EDITORIAL - Eighth worst

Once again, the Ninoy Aquino International Airport has been included in a list of the world’s worst airports. This time, the NAIA’s terminals 1 and 3 ranked eighth among the worst 10. The ranking, however, is by a different group, the US-based Wall St. Cheat Sheet, so it can’t be described as an actual improvement from NAIA 1’s worst ranking in the travel website sleepinginairports.net.

Wall St. Cheat Sheet noted that the world’s 10 worst have common problems: “smelly bathrooms, long lines and rude staff,” with NAIA 1 described as “particularly crammed.” The study may have confused NAIA 2 with 3, the newest of the terminals, which is spacious for being underused. International carriers should move into the new terminal, but they are waiting for the Philippine government to resolve its litigation with Germany’s Fraport AG over the facility.

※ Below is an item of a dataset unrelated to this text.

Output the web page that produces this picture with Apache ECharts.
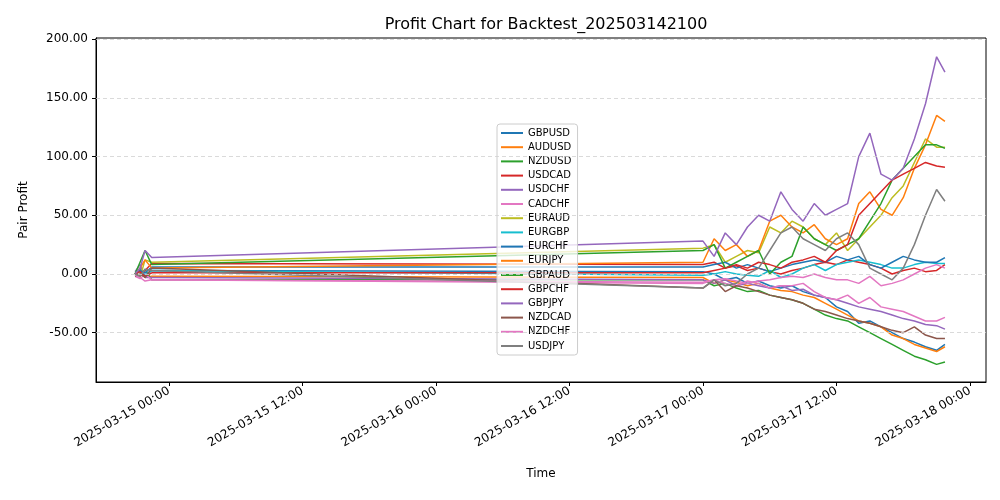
<!DOCTYPE html>
<html><head><meta charset="utf-8">
<script src="https://cdn.jsdelivr.net/npm/echarts@6/dist/echarts.min.js"></script>
<style>html,body{margin:0;background:#fff}#c{width:1000px;height:500px}</style></head>
<body><div id="c"></div>
<script>
// hours relative to 2025-03-15 00:00
const earlyHours = [-3.05, -2.6, -2.15, -1.55];
const denseHours = [48,49,50,51,52,53,54,55,56,57,58,59,60,61,62,63,64,65,66,67,68,69,69.75];
const xTicks = [0,12,24,36,48,60,72];
const yTicks = [-50,0,50,100,150,200];
const names = ["GBPUSD","AUDUSD","NZDUSD","USDCAD","USDCHF","CADCHF","EURAUD","EURGBP","EURCHF","EURJPY","GBPAUD","GBPCHF","GBPJPY","NZDCAD","NZDCHF","USDJPY"];
const colors = ["#1f77b4","#ff7f0e","#2ca02c","#d62728","#9467bd","#e377c2","#bcbd22","#17becf","#1f77b4","#ff7f0e","#2ca02c","#d62728","#9467bd","#8c564b","#e377c2","#7f7f7f"];
const GBPUSD = [0,5,-2,3, 2,0,-5,-3,-8,-6,-10,-12,-10,-15,-18,-20,-28,-32,-42,-40,-45,-50,-55,-58,-62,-65,-60];
const AUDUSD = [0,3,-3,-2, -3,-8,-5,-7,-10,-8,-12,-14,-15,-18,-20,-25,-30,-35,-40,-42,-45,-52,-55,-60,-63,-66,-62];
const NZDUSD = [1,-2,4,-5, -5,-10,-8,-12,-15,-14,-18,-20,-22,-25,-30,-35,-38,-40,-45,-50,-55,-60,-65,-70,-73,-77,-75];
const USDCAD = [0,-1,3,9, 8,10,5,7,3,5,2,0,3,5,8,10,8,12,10,8,5,0,3,5,2,3,8];
const USDCHF = [2,8,-3,-3, -5,-8,-5,-10,-8,-10,-12,-10,-14,-13,-18,-20,-22,-25,-28,-30,-32,-35,-38,-40,-43,-44,-47];
const CADCHF = [-2,-4,0,-5, -8,-5,-8,-10,-6,-8,-12,-10,-10,-8,-15,-20,-22,-18,-25,-20,-28,-30,-32,-36,-40,-40,-37];
const EURAUD = [0,-3,12,10, 22,25,10,15,20,18,40,35,45,40,30,25,35,20,30,40,50,65,75,95,115,108,108];
const EURGBP = [0,2,-1,3, -1,0,2,0,-1,-2,3,-3,0,5,8,3,8,10,12,10,8,5,5,8,10,9,9];
const EURCHF = [0,3,1,6, 6,8,10,5,8,5,2,5,8,10,12,10,15,12,15,8,5,10,15,12,10,10,14];
const EURJPY = [0,5,12,5, 10,30,20,25,15,20,45,50,40,35,42,30,25,30,60,70,55,50,65,90,110,135,130];
const GBPAUD = [0,10,20,8, 20,25,5,10,15,20,0,10,15,40,30,25,20,25,30,45,60,80,90,100,110,110,107];
const GBPCHF = [0,2,-2,1, 1,3,5,8,5,10,8,5,10,12,15,10,20,25,50,60,70,80,85,90,95,92,91];
const GBPJPY = [0,5,20,14, 28,15,35,25,40,50,45,70,55,45,60,50,55,60,100,120,85,80,90,115,145,185,172];
const NZDCAD = [-2,0,-3,5, -12,-5,-15,-10,-12,-15,-18,-20,-22,-25,-30,-32,-35,-38,-40,-42,-45,-48,-50,-45,-52,-55,-55];
const NZDCHF = [-1,-3,-6,-5, -7,-5,-4,-6,-8,-6,-5,-3,-2,-3,0,-3,-5,-5,-8,-2,-10,-8,-5,0,5,8,5];
const USDJPY = [0,-2,4,3, -12,-5,-10,-8,0,5,20,35,40,30,25,20,30,35,25,5,0,-5,5,25,50,72,62];
const values = [GBPUSD,AUDUSD,NZDUSD,USDCAD,USDCHF,CADCHF,EURAUD,EURGBP,EURCHF,EURJPY,GBPAUD,GBPCHF,GBPJPY,NZDCAD,NZDCHF,USDJPY];
const hours = earlyHours.concat(denseHours);

function fmtHour(h){
  const d = new Date(Date.UTC(2025,2,15) + h*3600000);
  const p = n => String(n).padStart(2,'0');
  return d.getUTCFullYear()+'-'+p(d.getUTCMonth()+1)+'-'+p(d.getUTCDate())+' '+p(d.getUTCHours())+':'+p(d.getUTCMinutes());
}
const series = names.map((n,i)=>({
  name:n, type:'line', showSymbol:false, symbol:'none',
  lineStyle:{width:1.5, color:colors[i]}, itemStyle:{color:colors[i]},
  data: hours.map((h,j)=>[h, values[i][j]]), z:3
}));
series.push({type:'line', data:[], silent:true,
  markLine:{symbol:'none', silent:true, label:{show:false},
    lineStyle:{type:[4,3], color:'#d0d0d0', width:0.8},
    data: yTicks.map(v=>({yAxis:v}))}});
const chart = echarts.init(document.getElementById('c'));
chart.setOption({
  animation:false,
  title:{text:'Profit Chart for Backtest_202503142100', left:541, top:12, textAlign:'center',
    textStyle:{fontFamily:'DejaVu Sans', fontSize:16, fontWeight:'normal', color:'#000'}},
  grid:{left:96, right:14, top:38, bottom:118, show:true, borderColor:'#000', borderWidth:1},
  legend:{orient:'vertical', left:497, top:124, itemGap:4.2, itemWidth:22, itemHeight:10,
    icon:'path://M0,4L22,4L22,6L0,6Z', padding:[4,6,4,4],
    backgroundColor:'rgba(255,255,255,0.8)', borderColor:'#ccc', borderWidth:1, borderRadius:3,
    textStyle:{fontFamily:'DejaVu Sans', fontSize:10, color:'#000'}, data:names},
  xAxis:{type:'value', min:-6.56, max:73.44, interval:12,
    name:'Time', nameLocation:'middle', nameGap:86,
    nameTextStyle:{fontFamily:'DejaVu Sans', fontSize:12, color:'#000'},
    axisLine:{onZero:false, lineStyle:{color:'#000'}}, splitLine:{show:false},
    axisTick:{customValues:xTicks, length:4, lineStyle:{color:'#000'}},
    axisLabel:{customValues:xTicks, rotate:30, formatter:v=>fmtHour(v), margin:8,
      fontFamily:'DejaVu Sans', fontSize:12, color:'#000'}},
  yAxis:{type:'value', min:-92, max:201,
    name:'Pair Profit', nameLocation:'middle', nameGap:66,
    nameTextStyle:{fontFamily:'DejaVu Sans', fontSize:12, color:'#000'},
    axisLine:{show:true, onZero:false, lineStyle:{color:'#000'}}, splitLine:{show:false},
    axisTick:{show:true, customValues:yTicks, length:4, lineStyle:{color:'#000'}},
    axisLabel:{customValues:yTicks, formatter:v=>v.toFixed(2), fontFamily:'DejaVu Sans', fontSize:12, color:'#000'}},
  series:series
});
</script></body></html>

In the meantime, the foreign carriers are crammed into the old Terminal 1, which a CNN Travel article described, along with the other NAIA facilities, to be “beleaguered by ground crew strikes, unkempt conditions, soup kitchen-style lines that feed into more lines and an overall sense of futility.” CNN adds: “NAIA brings the term ‘Stuck in the 1970s’ to a new level.”

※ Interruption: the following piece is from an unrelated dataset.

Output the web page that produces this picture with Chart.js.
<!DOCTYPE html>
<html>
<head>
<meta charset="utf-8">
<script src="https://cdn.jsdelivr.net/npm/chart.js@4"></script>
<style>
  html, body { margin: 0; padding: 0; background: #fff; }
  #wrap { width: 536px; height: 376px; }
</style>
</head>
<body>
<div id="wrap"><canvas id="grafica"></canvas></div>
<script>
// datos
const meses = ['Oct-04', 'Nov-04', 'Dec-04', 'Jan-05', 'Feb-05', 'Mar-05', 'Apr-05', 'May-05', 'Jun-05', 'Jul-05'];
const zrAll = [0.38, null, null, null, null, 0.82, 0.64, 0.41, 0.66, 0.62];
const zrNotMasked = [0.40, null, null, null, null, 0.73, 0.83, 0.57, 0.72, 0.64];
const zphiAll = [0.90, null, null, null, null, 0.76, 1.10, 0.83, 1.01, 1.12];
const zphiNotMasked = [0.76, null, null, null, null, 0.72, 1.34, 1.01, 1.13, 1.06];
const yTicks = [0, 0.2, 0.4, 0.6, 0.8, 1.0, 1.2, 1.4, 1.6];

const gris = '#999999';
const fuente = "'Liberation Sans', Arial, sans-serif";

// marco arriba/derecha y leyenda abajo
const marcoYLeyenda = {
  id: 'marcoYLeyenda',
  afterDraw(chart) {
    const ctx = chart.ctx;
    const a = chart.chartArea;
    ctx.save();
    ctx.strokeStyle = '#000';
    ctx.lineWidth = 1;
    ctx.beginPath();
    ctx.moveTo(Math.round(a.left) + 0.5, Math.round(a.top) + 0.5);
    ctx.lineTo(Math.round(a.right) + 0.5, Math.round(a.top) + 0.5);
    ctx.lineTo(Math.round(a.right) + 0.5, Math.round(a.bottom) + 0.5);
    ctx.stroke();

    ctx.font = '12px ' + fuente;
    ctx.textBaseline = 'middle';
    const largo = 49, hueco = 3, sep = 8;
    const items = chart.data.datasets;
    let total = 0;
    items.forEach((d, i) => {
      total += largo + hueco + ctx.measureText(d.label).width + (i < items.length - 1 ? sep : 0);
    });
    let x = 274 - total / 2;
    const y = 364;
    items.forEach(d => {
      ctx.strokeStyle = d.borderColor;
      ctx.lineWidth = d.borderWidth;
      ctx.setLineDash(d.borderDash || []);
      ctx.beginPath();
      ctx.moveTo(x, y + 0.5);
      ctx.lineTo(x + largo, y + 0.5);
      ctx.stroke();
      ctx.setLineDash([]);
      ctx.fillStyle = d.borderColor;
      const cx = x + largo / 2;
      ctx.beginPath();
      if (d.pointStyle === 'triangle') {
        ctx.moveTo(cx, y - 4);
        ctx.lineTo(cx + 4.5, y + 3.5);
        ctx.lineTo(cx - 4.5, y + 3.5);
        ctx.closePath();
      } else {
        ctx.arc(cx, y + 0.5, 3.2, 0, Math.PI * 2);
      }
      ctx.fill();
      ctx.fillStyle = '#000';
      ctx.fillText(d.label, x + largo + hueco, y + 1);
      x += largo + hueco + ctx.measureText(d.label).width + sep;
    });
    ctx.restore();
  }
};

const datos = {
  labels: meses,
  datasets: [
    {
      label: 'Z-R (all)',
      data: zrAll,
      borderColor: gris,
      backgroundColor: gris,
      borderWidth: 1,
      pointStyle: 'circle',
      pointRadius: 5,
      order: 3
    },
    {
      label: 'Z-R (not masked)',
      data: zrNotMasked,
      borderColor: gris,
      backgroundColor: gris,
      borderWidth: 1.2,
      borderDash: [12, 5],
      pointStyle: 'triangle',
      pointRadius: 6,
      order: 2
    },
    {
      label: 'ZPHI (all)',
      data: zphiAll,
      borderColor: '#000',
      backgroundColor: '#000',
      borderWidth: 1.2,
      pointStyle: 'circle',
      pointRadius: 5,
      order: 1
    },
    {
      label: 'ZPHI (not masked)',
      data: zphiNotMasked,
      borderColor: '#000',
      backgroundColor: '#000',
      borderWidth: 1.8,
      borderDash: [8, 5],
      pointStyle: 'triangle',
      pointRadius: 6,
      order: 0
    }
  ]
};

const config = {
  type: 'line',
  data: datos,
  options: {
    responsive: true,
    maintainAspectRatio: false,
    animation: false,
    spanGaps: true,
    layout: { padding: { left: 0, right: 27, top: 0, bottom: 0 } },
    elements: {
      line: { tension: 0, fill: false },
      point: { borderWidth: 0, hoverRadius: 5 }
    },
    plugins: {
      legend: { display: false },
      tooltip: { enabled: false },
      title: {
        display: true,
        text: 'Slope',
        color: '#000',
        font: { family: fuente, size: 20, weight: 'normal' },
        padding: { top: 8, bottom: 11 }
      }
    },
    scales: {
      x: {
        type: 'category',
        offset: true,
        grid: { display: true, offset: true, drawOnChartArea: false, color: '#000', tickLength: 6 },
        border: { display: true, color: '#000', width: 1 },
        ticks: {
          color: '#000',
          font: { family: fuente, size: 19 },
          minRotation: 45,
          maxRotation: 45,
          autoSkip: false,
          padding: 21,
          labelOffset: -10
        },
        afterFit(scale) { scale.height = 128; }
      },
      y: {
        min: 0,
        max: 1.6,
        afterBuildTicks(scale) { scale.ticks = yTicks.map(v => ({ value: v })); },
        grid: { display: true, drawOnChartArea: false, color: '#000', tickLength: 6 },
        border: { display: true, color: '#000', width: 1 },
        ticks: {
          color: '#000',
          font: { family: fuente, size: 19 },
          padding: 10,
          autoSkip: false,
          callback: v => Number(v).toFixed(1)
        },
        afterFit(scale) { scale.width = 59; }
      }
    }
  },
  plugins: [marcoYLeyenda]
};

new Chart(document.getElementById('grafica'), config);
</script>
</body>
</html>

Sleepinginairports, for its part, ranks airports based on the website’s so-called “Four C’s” – comfort, convenience, cleanliness and customer service. Travelers participating in the survey have consistently ranked Singapore’s Changi, Seoul’s Incheon and Hongkong International among the world’s best.

Filipinos may find some consolation in the fact that airports in the United States and Europe were ranked worse than the NAIA by Wall St. Cheat Sheet, which picked Brazil’s Sao Paulo-Guarulhos International as the world’s worst. Ranked ahead of the NAIA were Chicago Midway, JFK in New York, N’Djamena in Chad, Paris Beauvais Tille, London’s Heathrow, La Guardia also in New York, Jomo Kenyatta in Kenya and Tribhuvan in Nepal.

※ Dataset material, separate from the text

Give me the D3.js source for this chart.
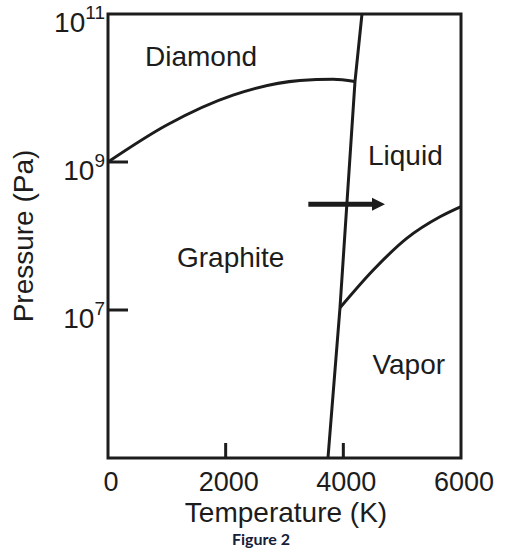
<!DOCTYPE html>
<html lang="en">
  <head>
    <meta charset="UTF-8" />
    <title>Carbon phase diagram</title>
  </head>
  <style>
    * {
      margin: 0;
      padding: 0;
    }
    body {
      background: #fff;
    }
  </style>
  <body>
    <div id="chart"></div>
  </body>
  <script src="https://d3js.org/d3.v7.min.js"></script>
  <script>
    // phase boundaries, [temperature K, pressure Pa]
    const diamondGraphite = [[0, 1e9], [1000, 3.16e9], [2125, 8.0e9], [3263, 1.26e10], [3824, 1.31e10], [4198, 1.22e10]];
    const meltingLine = [[3739, 1e5], [3943, 1.07e7], [4198, 1.22e10], [4317, 1e11]];
    const vaporLine = [[3943, 1.07e7], [4509, 3.47e7], [5077, 9.3e7], [5643, 1.82e8], [6000, 2.5e8]];
    // arrow across the melting line
    const arrowT = [3405, 4708];
    const arrowP = 2.68e8;
    // region names
    const regionNames = ["Diamond", "Graphite", "Liquid", "Vapor"];
    const regionT = [629, 1173, 4419, 4494];
    const regionP = [2e10, 3.76e7, 8.98e8, 1.37e6];
    // tick labels
    const xTicks = [0, 2000, 4000, 6000];
    const yTickExp = [11, 9, 7];

    const width = 519;
    const height = 558;
    const ink = "#1c1c1c";
    const font = "'Liberation Sans', Arial, sans-serif";

    const svg = d3
      .select("#chart")
      .append("svg")
      .attr("width", width)
      .attr("height", height);

    const x = d3.scaleLinear().domain([0, 6000]).range([108, 461]);
    const y = d3.scaleLog().domain([1e5, 1e11]).range([458, 14]);

    const line = d3.line().x((d) => x(d[0])).y((d) => y(d[1]));

    // frame
    svg
      .append("rect")
      .attr("x", x(0))
      .attr("y", y(1e11))
      .attr("width", x(6000) - x(0))
      .attr("height", y(1e5) - y(1e11))
      .attr("fill", "none")
      .attr("stroke", ink)
      .attr("stroke-width", 3);

    // inner ticks
    svg
      .selectAll(".ytick")
      .data([1e9, 1e7])
      .join("line")
      .attr("x1", x(0))
      .attr("x2", x(0) + 20)
      .attr("y1", (d) => y(d))
      .attr("y2", (d) => y(d))
      .attr("stroke", ink)
      .attr("stroke-width", 3);

    svg
      .selectAll(".xtick")
      .data([2000, 4000])
      .join("line")
      .attr("x1", (d) => x(d))
      .attr("x2", (d) => x(d))
      .attr("y1", y(1e5))
      .attr("y2", y(1e5) - 15)
      .attr("stroke", ink)
      .attr("stroke-width", 3);

    // phase boundaries
    svg
      .append("path")
      .attr("d", line.curve(d3.curveMonotoneX)(diamondGraphite))
      .attr("fill", "none")
      .attr("stroke", ink)
      .attr("stroke-width", 3);

    svg
      .append("path")
      .attr("d", line.curve(d3.curveLinear)(meltingLine))
      .attr("fill", "none")
      .attr("stroke", ink)
      .attr("stroke-width", 3);

    svg
      .append("path")
      .attr("d", line.curve(d3.curveMonotoneX)(vaporLine))
      .attr("fill", "none")
      .attr("stroke", ink)
      .attr("stroke-width", 3);

    // arrow
    const ay = y(arrowP);
    const headStart = x(arrowT[1]) - 13;
    svg
      .append("line")
      .attr("x1", x(arrowT[0]))
      .attr("x2", headStart + 1)
      .attr("y1", ay)
      .attr("y2", ay)
      .attr("stroke", ink)
      .attr("stroke-width", 5);
    svg
      .append("path")
      .attr("d", `M${headStart},${ay - 6.5}L${x(arrowT[1])},${ay}L${headStart},${ay + 6.5}Z`)
      .attr("fill", ink);

    // region labels
    svg
      .selectAll(".region")
      .data(regionNames)
      .join("text")
      .text((d) => d)
      .attr("x", (d, i) => x(regionT[i]))
      .attr("y", (d, i) => y(regionP[i]))
      .attr("font-family", font)
      .attr("font-size", "28px")
      .attr("fill", ink);

    // x tick labels
    svg
      .selectAll(".xlabel")
      .data(xTicks)
      .join("text")
      .text((d) => d)
      .attr("x", (d) => x(d) + 3)
      .attr("y", 491)
      .attr("text-anchor", "middle")
      .attr("font-family", font)
      .attr("font-size", "27px")
      .attr("fill", ink);

    // y tick labels, 10 with superscript exponent
    const ylab = svg
      .selectAll(".ylabel")
      .data(yTickExp)
      .join("text")
      .attr("x", 105)
      .attr("y", (d) => y(Math.pow(10, d)) + 18)
      .attr("text-anchor", "end")
      .attr("font-family", font)
      .attr("font-size", "28px")
      .attr("fill", ink);
    ylab.append("tspan").text("10");
    ylab
      .append("tspan")
      .text((d) => d)
      .attr("font-size", "19px")
      .attr("dy", -13);

    // axis titles
    svg
      .append("text")
      .text("Temperature (K)")
      .attr("x", 286)
      .attr("y", 522)
      .attr("text-anchor", "middle")
      .attr("font-family", font)
      .attr("font-size", "28px")
      .attr("fill", ink);

    svg
      .append("text")
      .text("Pressure (Pa)")
      .attr("transform", "translate(33,236) rotate(-90)")
      .attr("text-anchor", "middle")
      .attr("font-family", font)
      .attr("font-size", "28px")
      .attr("fill", ink);

    svg
      .append("text")
      .text("Figure 2")
      .attr("x", 261)
      .attr("y", 545)
      .attr("text-anchor", "middle")
      .attr("font-family", "Lato, 'Open Sans', sans-serif")
      .attr("font-weight", "bold")
      .attr("font-size", "16px")
      .attr("fill", "#16203a");
  </script>
</html>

The thought that there are worse airports in the world, however, should not reinforce the complacency of Philippine officials in charge of airport operations and development. Competitive countries compare themselves not with the world’s worst but with the best. The NAIA is a long way from Singapore’s Changi. Catching up with the best should not be an impossible dream.